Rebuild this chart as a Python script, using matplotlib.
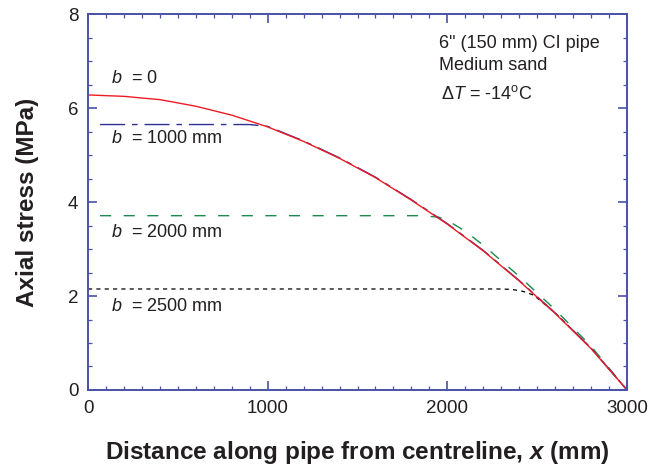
import matplotlib
matplotlib.use("Agg")
import matplotlib.pyplot as plt
from matplotlib.ticker import MultipleLocator

# b = 0 (red, solid)
x_b0 = [0, 200, 400, 600, 800, 1000, 1200, 1400, 1600, 1800, 2000,
        2200, 2400, 2600, 2800, 3000]
s_b0 = [6.28, 6.25, 6.18, 6.04, 5.85, 5.60, 5.29, 4.93, 4.52, 4.04, 3.53,
        2.96, 2.32, 1.63, 0.88, 0.0]

# b = 1000 mm (blue, dash-dot)
x_b1000 = [67, 900, 1000, 1200, 1400, 1600, 1800, 2000, 2200, 2400, 2600,
           2800, 3000]
s_b1000 = [5.65, 5.65, 5.61, 5.30, 4.94, 4.53, 4.05, 3.54, 2.97, 2.33, 1.64,
           0.89, 0.0]

# b = 2000 mm (green, dashed)
x_b2000 = [67, 1850, 1950, 2000, 2100, 2200, 2400, 2600, 2800, 3000]
s_b2000 = [3.71, 3.71, 3.68, 3.61, 3.38, 3.08, 2.42, 1.71, 0.93, 0.0]

# b = 2500 mm (black, short dashes)
x_b2500 = [0, 2300, 2360, 2420, 2480, 2600, 2800, 3000]
s_b2500 = [2.15, 2.15, 2.14, 2.10, 2.02, 1.64, 0.89, 0.0]

labels = ["$\\mathit{b}$  = 0", "$\\mathit{b}$  = 1000 mm",
          "$\\mathit{b}$  = 2000 mm", "$\\mathit{b}$  = 2500 mm"]
label_y = [6.64, 5.36, 3.36, 1.77]

plt.rcParams["font.family"] = ["Liberation Sans", "DejaVu Sans"]
plt.rcParams["mathtext.fontset"] = "custom"
plt.rcParams["mathtext.rm"] = "Liberation Sans"
plt.rcParams["mathtext.it"] = "Liberation Sans:italic"
plt.rcParams["mathtext.bf"] = "Liberation Sans:bold"
plt.rcParams["mathtext.bfit"] = "Liberation Sans:italic:bold"
plt.rcParams["lines.scale_dashes"] = False

axcol = "#4a52a8"
txtcol = "#231f20"

fig = plt.figure(figsize=(6.52, 4.71), dpi=100)
ax = fig.add_axes([0.135, 0.172, 0.8267, 0.798])

ax.plot(x_b2500, s_b2500, color="black", lw=0.9, dashes=(3, 3))
ax.plot(x_b2000, s_b2000, color="#1b8a4c", lw=1.0, dashes=(8, 9))
ax.plot(x_b1000, s_b1000, color="#2e3192", lw=1.0, dashes=(18, 5, 4, 5))
ax.plot(x_b0, s_b0, color="#ed1c24", lw=1.0)

for lab, y in zip(labels, label_y):
    ax.text(130, y, lab, fontsize=13, color=txtcol, va="center", ha="left")

ax.text(1953, 7.38, '6" (150 mm) CI pipe', fontsize=13, color=txtcol, va="center")
ax.text(1953, 6.91, "Medium sand", fontsize=13, color=txtcol, va="center")
ax.text(1965, 6.30, "$\\Delta\\mathit{T}$ = -14$^{\\rm o}$C", fontsize=13,
        color=txtcol, va="center")

ax.set_xlim(0, 3000)
ax.set_ylim(0, 8)
ax.xaxis.set_major_locator(MultipleLocator(1000))
ax.xaxis.set_minor_locator(MultipleLocator(100))
ax.yaxis.set_major_locator(MultipleLocator(2))
ax.yaxis.set_minor_locator(MultipleLocator(0.5))

ax.tick_params(which="both", direction="in", top=True, right=True,
               color=axcol, labelcolor=txtcol, labelsize=13.5)
ax.tick_params(which="major", length=6.5, width=1.2, pad=7)
ax.tick_params(which="minor", length=3, width=0.9)
for sp in ax.spines.values():
    sp.set_color(axcol)
    sp.set_linewidth(1.4)

ax.set_xlabel("Distance along pipe from centreline, $\\mathbfit{x}$ (mm)",
              fontsize=17.5, fontweight="bold", color=txtcol, labelpad=16)
ax.set_ylabel("Axial stress (MPa)", fontsize=17.5, fontweight="bold",
              color=txtcol, labelpad=21)

fig.savefig("out.png", dpi=100)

######

SET TASK: Look through the material and copy each line that has "matplotlib".

SOLUTION TO THIS EXERCISE:
Rebuild this chart as a Python script, using matplotlib.
import matplotlib
matplotlib.use("Agg")
import matplotlib.pyplot as plt
from matplotlib.ticker import MultipleLocator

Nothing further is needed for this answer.